Labor Day is celebrated annually on the first Monday of September.
In 2019, Labor Day falls on Monday, September 2.
Oregon was the first state to give legal status to the holiday. On February 21, 1887, the Oregon state legislature passed a law to recognise the first Saturday in June as Labor Day.
This wasn’t the first time Labor Day was celebrated, however – that date reaches even further back into American history: to New York City in 1882.
It isn’t clear who originally came up with the idea of a day to celebrate the American worker. Peter J McGuire, a union leader who had founded the United Brotherhood of Carpenters, is usually given credit for suggesting the idea to the Central Labor Union of New York.
Some historians have suggested that it was actually Matthew Maguire who came up with the idea for Labor Day while serving as the secretary of the Central Labor Union in New York in 1882.
Either way, the Central Labor Union held its first Labor Day in New York City on Tuesday, September 5, 1882.
The New York Times reported the day was attended by cigarmakers, dressmakers, printers, shoemakers, bricklayers and other tradespeople. Around 10,000 people marched from City Hall to a giant picnic in a city park – some of them risking their jobs, since the day was not yet an official holiday.
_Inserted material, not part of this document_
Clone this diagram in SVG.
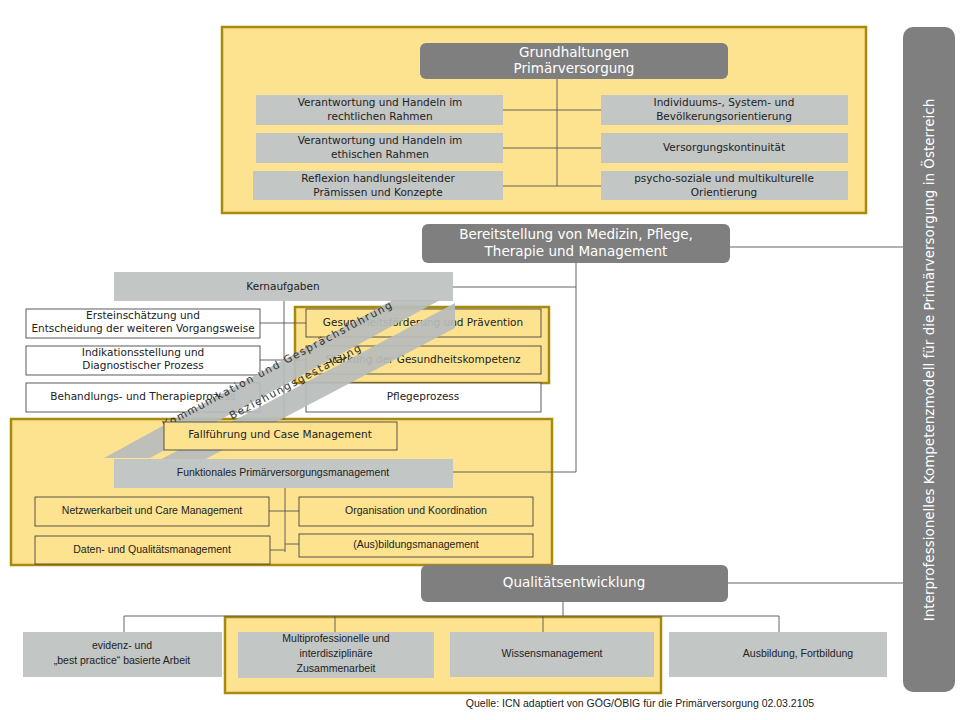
<svg xmlns="http://www.w3.org/2000/svg" width="960" height="720" viewBox="0 0 960 720">
<style>
text{font-family:"DejaVu Sans","Liberation Sans",sans-serif;font-size:10.5px;fill:#222;text-anchor:middle;dominant-baseline:middle}
.panel{fill:#FDE28F;stroke:#A88A0F;stroke-width:2.5}
.dk{fill:#7F7F7F}
.dkt{fill:#fff;font-size:13.5px}
.gr{fill:#C2C6C5}
.wb{fill:#fff;stroke:#333;stroke-width:0.8}
.yb{fill:#FDE28F;stroke:#333;stroke-width:0.8}
.ln{stroke:#555;stroke-width:0.9;fill:none}
.cond{font-family:"Liberation Sans",sans-serif;font-stretch:condensed}
</style>
<rect width="960" height="720" fill="#fff"/>
<g id="panels">
<rect class="panel" x="222" y="27" width="644" height="186"/>
<rect class="panel" x="295" y="307" width="254" height="76"/>
<rect class="panel" x="11" y="419" width="541" height="146"/>
<rect class="panel" x="225" y="617" width="436" height="76"/>
</g>
<g id="connectors">
<path class="ln" d="M557 79V186M503 110H601M503 148H601M503 186H601"/>
<path class="ln" d="M730 247H903M728 583H903"/>
<path class="ln" d="M576 263V472H453M453 287H576"/>
<path class="ln" d="M284 301V420M260 323H306M260 360H306"/>
<path class="ln" d="M285 488V552M269 511H299M270 550H285M285 544H299"/>
<path class="ln" d="M563 602V616M124 616H779M124 616V632M335 616V632M543 616V632M779 616V632"/>
</g>
<g id="grundhaltungen">
<rect class="dk" x="420" y="43" width="308" height="36" rx="6"/>
<text class="dkt" x="574" y="53">Grundhaltungen</text>
<text class="dkt" x="574" y="69">Primärversorgung</text>
</g>
<g id="g1"><rect class="gr" x="256" y="95" width="247" height="30"/><text x="380" y="103">Verantwortung und Handeln im</text><text x="380" y="117">rechtlichen Rahmen</text></g>
<g id="g2"><rect class="gr" x="256" y="133" width="247" height="30"/><text x="380" y="141">Verantwortung und Handeln im</text><text x="380" y="155">ethischen Rahmen</text></g>
<g id="g3"><rect class="gr" x="253" y="171" width="250" height="29"/><text x="378" y="179">Reflexion handlungsleitender</text><text x="378" y="193">Prämissen und Konzepte</text></g>
<g id="g4"><rect class="gr" x="601" y="95" width="247" height="30"/><text x="724" y="103">Individuums-, System- und</text><text x="724" y="117">Bevölkerungsorientierung</text></g>
<g id="g5"><rect class="gr" x="601" y="133" width="247" height="30"/><text x="724" y="148">Versorgungskontinuität</text></g>
<g id="g6"><rect class="gr" x="601" y="171" width="247" height="29"/><text x="724" y="179">psycho-soziale und multikulturelle</text><text x="724" y="193">Orientierung</text></g>
<g id="bereitstellung">
<rect class="dk" x="422" y="224" width="308" height="39" rx="6"/>
<text class="dkt" x="576" y="235">Bereitstellung von Medizin, Pflege,</text>
<text class="dkt" x="576" y="252">Therapie und Management</text>
</g>
<g id="sidebar">
<rect class="dk" x="903" y="27" width="52" height="665" rx="10"/>
<text class="dkt" font-size="14.5" transform="translate(930 360) rotate(-90)">Interprofessionelles Kompetenzmodell für die Primärversorgung in Österreich</text>
</g>
<g id="kernaufgaben"><rect class="gr" x="114" y="272" width="339" height="29"/><text x="283" y="287" font-size="12">Kernaufgaben</text></g>
<g id="k1"><rect class="wb" x="26" y="309" width="234" height="29"/><text x="143" y="316">Ersteinschätzung und</text><text x="143" y="329">Entscheidung der weiteren Vorgangsweise</text></g>
<g id="k2"><rect class="wb" x="26" y="346" width="234" height="29"/><text x="143" y="353">Indikationsstellung und</text><text x="143" y="366">Diagnostischer Prozess</text></g>
<g id="k3"><rect class="wb" x="26" y="383" width="234" height="29"/><text x="143" y="397">Behandlungs- und Therapieprozess</text></g>
<g id="k4"><rect class="yb" x="306" y="309" width="235" height="28"/><text x="423" y="323">Gesundheitsförderung und Prävention</text></g>
<g id="k5"><rect class="yb" x="306" y="346" width="235" height="28"/><text x="423" y="360">Stärkung der Gesundheitskompetenz</text></g>
<g id="k6"><rect class="wb" x="306" y="383" width="235" height="29"/><text x="423" y="397">Pflegeprozess</text></g>
<g id="bands" opacity="0.92">
<polygon fill="#B8BDBC" points="393,300 440,300 150,458 104,458"/>
<polygon fill="#B8BDBC" points="455,303 455,328 200,462 156,462"/>
<text font-size="10.5" letter-spacing="1.6" transform="translate(278 365) rotate(-28)">Kommunikation und Gesprächsführung</text>
<text font-size="10.5" letter-spacing="1.6" transform="translate(296 382) rotate(-28)">Beziehungsgestaltung</text>
</g>
<g id="fall"><rect class="yb" x="164" y="422" width="233" height="28"/><text x="280" y="435">Fallführung und Case Management</text></g>
<g id="funktional"><rect class="gr" x="114" y="459" width="339" height="29"/><text x="283" y="473" font-size="12.5" class="cond">Funktionales  Primärversorgungsmanagement</text></g>
<g id="f1"><rect class="yb" x="35" y="497" width="234" height="29"/><text x="152" y="511" class="cond">Netzwerkarbeit und Care Management</text></g>
<g id="f2"><rect class="yb" x="299" y="497" width="234" height="29"/><text x="416" y="511" class="cond">Organisation und Koordination</text></g>
<g id="f3"><rect class="yb" x="35" y="536" width="235" height="28"/><text x="152" y="550" class="cond">Daten- und Qualitätsmanagement</text></g>
<g id="f4"><rect class="yb" x="299" y="534" width="234" height="23"/><text x="416" y="545" class="cond">(Aus)bildungsmanagement</text></g>
<g id="qualitaet"><rect class="dk" x="421" y="565" width="307" height="37" rx="6"/><text class="dkt" x="574" y="583" font-size="14" font-family="Liberation Sans">Qualitätsentwicklung</text></g>
<g id="q1"><rect class="gr" x="23" y="632" width="199" height="45"/><text x="122" y="646" font-size="11.5" class="cond">evidenz- und</text><text x="122" y="661" font-size="11.5" class="cond">„best practice“ basierte Arbeit</text></g>
<g id="q2"><rect class="gr" x="238" y="632" width="196" height="46"/><text x="336" y="639" font-size="11.5" class="cond">Multiprofessionelle und</text><text x="336" y="654" font-size="11.5" class="cond">interdisziplinäre</text><text x="336" y="669" font-size="11.5" class="cond">Zusammenarbeit</text></g>
<g id="q3"><rect class="gr" x="450" y="632" width="204" height="45"/><text x="552" y="654" font-size="11.5" class="cond">Wissensmanagement</text></g>
<g id="q4"><rect class="gr" x="669" y="632" width="218" height="45"/><text x="798" y="654" font-size="11.5" class="cond">Ausbildung, Fortbildung</text></g>
<text x="640" y="704" font-size="12" fill="#555" font-family="Liberation Sans" class="cond">Quelle: ICN adaptiert von GÖG/ÖBIG für die Primärversorgung 02.03.2105</text>
</svg>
The New York union encouraged other similar organizations to follow suit and the idea spread across the country.
Meanwhile, other labour organisations called for a day of action on May 1 as part of a campaign to limit the working day to eight hours.
The first municipal ordinances recognising Labor Day in September were passed in 1885 and 1886.
By 1887, the states of Oregon, Colorado, Massachusetts, New Jersey, and New York had all legally recognised a Labor Day holiday.
In 1894, Congress passed an Act that made the first Monday in September a legal holiday in the District of Columbia and the territories. By this time, 28 states had already adopted the holiday.
It was not the growing acceptance of the holiday at state level that drove the federal government to act, however. Rather, it was a strike in the Midwest that drove President Grover Cleveland to legally establish the day as a national holiday.
In 1894, the Pullman Palace Car Company reduced its workers’ wages without reducing rents in the company town of Pullman, Chicago. The angry workers complained and were sacked.
In support of the sacked workers and under the leadership of Eugene V Debs, the workers of the American Railway Union refused to handle Pullman carriages – disrupting passenger and freight traffic and inspiring a series of wildcat strikes. More than 250,000 workers in 27 states took part.
The company refused to capitulate to the workers’ demands and eventually riots led to 37 people being killed and a further 57 injured. The bill for the damage caused was around $80 million and President Cleveland had to send in the US Army to restore order.
It was in this context that the President bought the holiday into law to re-stabilise the government’s relationship with American workers.
Supporting the establishment of Labor Day in September also neatly avoided the associations with socialism and communism of the May Day holiday, on which the rights of the worker are celebrated elsewhere in the world.
Today, as the power of the unions and organised labour has waned in America, the day has come to be associated with the end of summer, barbeques, and events such as the Chicago Jazz Festival.